Cutting travel expenses can seem like an easy savings win, but the lowest sticker price often conceals costs that erode productivity, health, client relationships, and long-term profit. What you save up front frequently returns as hidden losses that are harder to measure.
Time is a business asset. Budget flights often mean inconvenient schedules, long layovers, and extra connections. Every hour spent waiting, rebooking, or recovering from a grueling trip is an hour not spent preparing, meeting, or resting. An employee who arrives tired or late may underperform in negotiations or miss opportunities, wiping out any ticket savings.
Comfort matters for decision-making and resilience. Cramped seats, red-eyes, and repeated transfers increase travel fatigue and raise the risk of burnout among frequent travelers. Replacing and training staff lost to turnover usually costs far more than modestly better travel arrangements would have.
Low fares and cheap hotels also hide many small charges: baggage fees, seat assignments, change penalties, resort or internet fees, and extra charges for early check-in. Individually these fees look minor, but they add up across employees and trips. Often a slightly pricier option that bundles essentials is more cost-effective overall.
Rigid, nonrefundable fares raise the price of inevitable changes. Business plans shift; when they do, inflexible tickets force last-minute rebookings at premium rates or create schedule failures. Delays and cancellations can trigger extra nights, rushed itineraries, or missed meetings—and the reputational cost of arriving late or unprepared can harm client relationships.
Accommodations near business districts and with basic comforts reduce stress and wasted time. Budget hotels sometimes trade convenience and safety for lower rates. Longer commutes, noisy rooms, or weak amenities reduce daytime effectiveness and increase risk, undermining the value of the trip.
Travel choices also signal company standards. A representative arriving tired, delayed, or from a shabby hotel can leave a subtle impression about professionalism. Investing in more reliable, presentable travel supports client confidence and reflects well on your brand.
Travel quality affects morale and retention. Business travel is already demanding; adding discomfort and inflexibility damages satisfaction and raises turnover risk. Employers who prioritize traveler well-being tend to retain talent and preserve institutional knowledge, saving hiring and onboarding costs.
Many business gains come from unplanned interactions: hallway chats, dinners, and chance meetings. Exhausted or tightly scheduled employees miss these opportunities, and restrictive travel policies can prevent staff from capitalizing on spontaneous value.
A smarter policy focuses on total trip value, not just lowest price. Assess each trip by purpose, impact, and traveler frequency. Practical approaches include choosing direct flights over cheap connections to save time and reduce fatigue, booking centrally located mid-range hotels for convenience, and allowing flexibility to avoid costly disruptions.
Use travel-management tools to identify patterns and waste. Technology can flag where savings are sensible and where spending protects productivity and relationships.
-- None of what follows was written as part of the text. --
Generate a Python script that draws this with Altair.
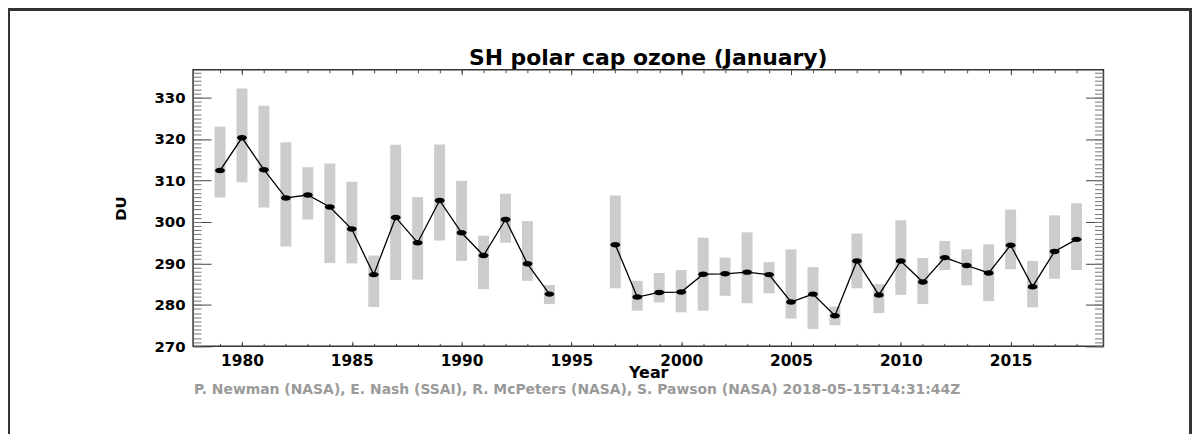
import altair as alt
import pandas as pd

# ---- data ----
years = list(range(1979, 1995)) + list(range(1997, 2019))
mean_du = [312.4, 320.3, 312.6, 305.8, 306.5, 303.6, 298.3, 287.3, 301.1, 295.0,
           305.2, 297.4, 291.9, 300.6, 289.9, 282.6,
           294.5, 281.9, 283.0, 283.1, 287.4, 287.5, 287.9, 287.3, 280.7, 282.6,
           277.4, 290.6, 282.4, 290.6, 285.5, 291.4, 289.5, 287.7, 294.4, 284.4,
           292.9, 295.8]
low_du = [305.9, 309.6, 303.5, 294.1, 300.6, 290.1, 290.0, 279.5, 286.0, 286.1,
          295.5, 290.6, 283.8, 295.0, 285.8, 280.2,
          284.0, 278.6, 280.6, 278.2, 278.6, 282.2, 280.4, 282.8, 276.7, 274.2,
          275.1, 284.0, 278.0, 282.4, 280.2, 288.4, 284.7, 280.9, 288.6, 279.4,
          286.3, 288.4]
high_du = [323.0, 332.2, 328.0, 319.2, 313.2, 314.1, 309.7, 291.9, 318.6, 306.0,
           318.7, 309.9, 296.7, 306.8, 300.2, 284.8,
           306.4, 285.8, 287.7, 288.4, 296.2, 291.4, 297.5, 290.3, 293.4, 289.1,
           279.6, 297.2, 285.0, 300.4, 291.3, 295.4, 293.4, 294.6, 303.0, 290.6,
           301.6, 304.5]

x_major = [1980, 1985, 1990, 1995, 2000, 2005, 2010, 2015]
x_minor = list(range(1979, 2019))
y_major = [270, 280, 290, 300, 310, 320, 330]
y_minor = list(range(270, 337))

title_txt = "SH polar cap ozone (January)"
footer_txt = ("P. Newman (NASA), E. Nash (SSAI), R. McPeters (NASA), "
              "S. Pawson (NASA)  2018-05-15T14:31:44Z")

df = pd.DataFrame({"year": years, "mean": mean_du, "lo": low_du, "hi": high_du})

W, H = 915, 278
FONT = "DejaVu Sans"
xscale = alt.Scale(domain=[1978, 2019], nice=False, zero=False)
yscale = alt.Scale(domain=[270, 336.7], nice=False, zero=False)


def tick_axis(orient, values, size, color="#444"):
    return alt.Axis(orient=orient, values=values, offset=-size, tickSize=size,
                    tickColor=color, tickWidth=1, labels=False, domain=False,
                    grid=False, title=None)


x_bottom = alt.Axis(orient="bottom", values=x_major, offset=-5, tickSize=5,
                    tickColor="#444", domain=False, grid=False, format="d",
                    labelFont=FONT, labelFontSize=15.5, labelFontWeight="bold",
                    labelColor="black", labelPadding=7,
                    title="Year", titleFont=FONT, titleFontSize=16,
                    titleFontWeight="bold", titleColor="black",
                    titleX=W / 2, titleY=36, titleAlign="center",
                    titleBaseline="alphabetic")
y_left = alt.Axis(orient="left", values=y_major, offset=-18, tickSize=18,
                  tickColor="#444", domain=False, grid=False, format="d",
                  labelFont=FONT, labelFontSize=15, labelFontWeight="bold",
                  labelColor="black", labelPadding=8,
                  title="DU", titleFont=FONT, titleFontSize=15,
                  titleFontWeight="bold", titleColor="black",
                  titleX=-91, titleY=H / 2, titleAngle=270, titleAlign="center",
                  titleBaseline="middle")

base = alt.Chart(df)

bars = base.mark_bar(size=11, color="#cccccc").encode(
    x=alt.X("year:Q", scale=xscale, axis=x_bottom),
    y=alt.Y("lo:Q", scale=yscale, axis=y_left),
    y2="hi:Q",
)

line = base.transform_calculate(seg="datum.year > 1995 ? 1 : 0").mark_line(
    color="black", strokeWidth=1.3
).encode(
    x=alt.X("year:Q", scale=xscale, axis=tick_axis("bottom", x_minor, 3)),
    y=alt.Y("mean:Q", scale=yscale, axis=tick_axis("left", y_minor, 8, "#777")),
    detail="seg:N",
)

ellipse = ("M-1,0 C-1,-0.304 -0.552,-0.55 0,-0.55 C0.552,-0.55 1,-0.304 1,0 "
           "C1,0.304 0.552,0.55 0,0.55 C-0.552,0.55 -1,0.304 -1,0 Z")
points = base.mark_point(shape=ellipse, filled=True, size=100, color="black",
                         opacity=1).encode(
    x=alt.X("year:Q", scale=xscale, axis=tick_axis("top", x_major, 5)),
    y=alt.Y("mean:Q", scale=yscale, axis=tick_axis("right", y_major, 18)),
)

ghost = base.mark_point(opacity=0).encode(
    x=alt.X("year:Q", scale=xscale, axis=tick_axis("top", x_minor, 3)),
    y=alt.Y("mean:Q", scale=yscale, axis=tick_axis("right", y_minor, 9, "#777")),
)

one = alt.Data(values=[{"k": 1}])

border = alt.Chart(one).mark_rect(filled=False, stroke="#333", strokeWidth=3).encode(
    x=alt.value(-185.5), x2=alt.value(1002.5), y=alt.value(-60.5), y2=alt.value(420)
)

title = alt.Chart(one).mark_text(
    text=title_txt, font=FONT, fontSize=22, fontWeight="bold", color="black",
    align="center", baseline="alphabetic"
).encode(x=alt.value(W / 2), y=alt.value(-5))

footer = alt.Chart(one).mark_text(
    text=footer_txt, font=FONT, fontSize=14, fontWeight="bold", color="#9a9a9a",
    align="left", baseline="alphabetic"
).encode(x=alt.value(1), y=alt.value(326))

chart = alt.layer(border, bars, line, points, ghost, title, footer).resolve_axis(
    x="independent", y="independent"
).properties(
    width=W, height=H,
    padding={"left": 186, "top": 61, "right": 90, "bottom": 87},
    autosize=alt.AutoSizeParams(type="none"),
    background="white",
).configure_view(stroke="#333", strokeWidth=1.5)

chart.save("out.html", embed_options={"renderer": "svg", "actions": False})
Apply a tiered approach: invest more for client-facing, long-distance, or strategically important trips and economize on routine, low-risk travel.
In short, treat business travel as an investment rather than a line item to minimize at all costs. Spending a little more where it matters often pays back in better outcomes—higher productivity, stronger client relationships, improved morale, and lower turnover. The cheapest option on paper is rarely the most economical in practice.